The authorities ordered that no member of an Ipswich trade guild, nor anyone working for them, should pad our their hose with hair, wool ‘or other stuffing therein laid’. Well-stuffed codpieces were all the rage in Henry VIII’s time, but were generally frowned upon by this part of Queen Elizabeth’s reign.

6 Ipswich man dies in the very first submarine accident (June 20, 1774)

Wheelwright and carpenter John Day, from Ipswich, built a watertight compartment into the hull of a small wooden ship.

In order to gain funding to develop this prototype submarine, he had to climb on board and sink it for 12 hours.

So, on this day, John took a candle, water and biscuits on board, the boat was locked, weighted down and sank beneath the waves.

Shortly afterwards, a great bubble of air burst to the surface as the vessel imploded.

John holds the sad distinction of being the first person to die in a submarine accident.

7 American women give talk in Ipswich about bloomers, and wear them in public (November 8, 1851)

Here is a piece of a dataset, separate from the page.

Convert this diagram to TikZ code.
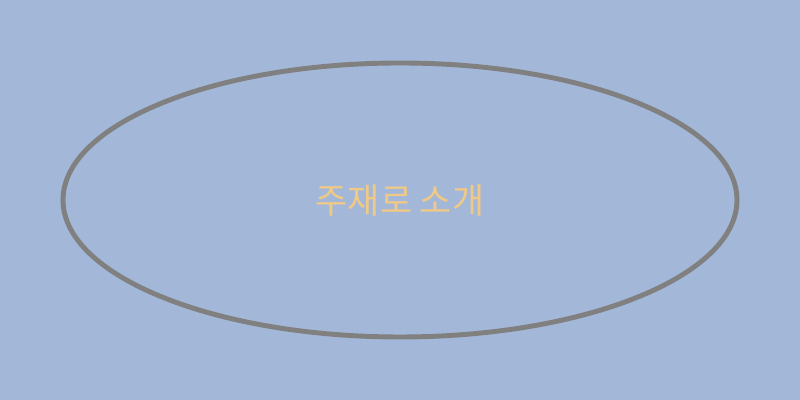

Mrs Henry Knight and her daughter lectured on ‘dress reform’ wearing ‘full Bloomer Costume’ at the Temperance Hall in Crown Street. Mrs and Miss Knight were late on stage and the packed crowd whistled and stamped impatiently.

Then, as the door under the gallery opened, the ‘Two Bloomers’ emerged to great applause mingled with laughter. Some disappointed members of the audience were heard to say ‘Oh, that’s all, is it?’ which caused more hilarity.

The pair wore broad-brimmed hats trimmed with pink ribbons, black velvet jackets over white blouses, and pink satin skirts to 6 inches below the knee with matching pantalettes tied at the ankles. Mrs Knight explained that it was essential for women to be able to dress comfortably, as current fashions ‘were among the evils that beset the present condition of women’.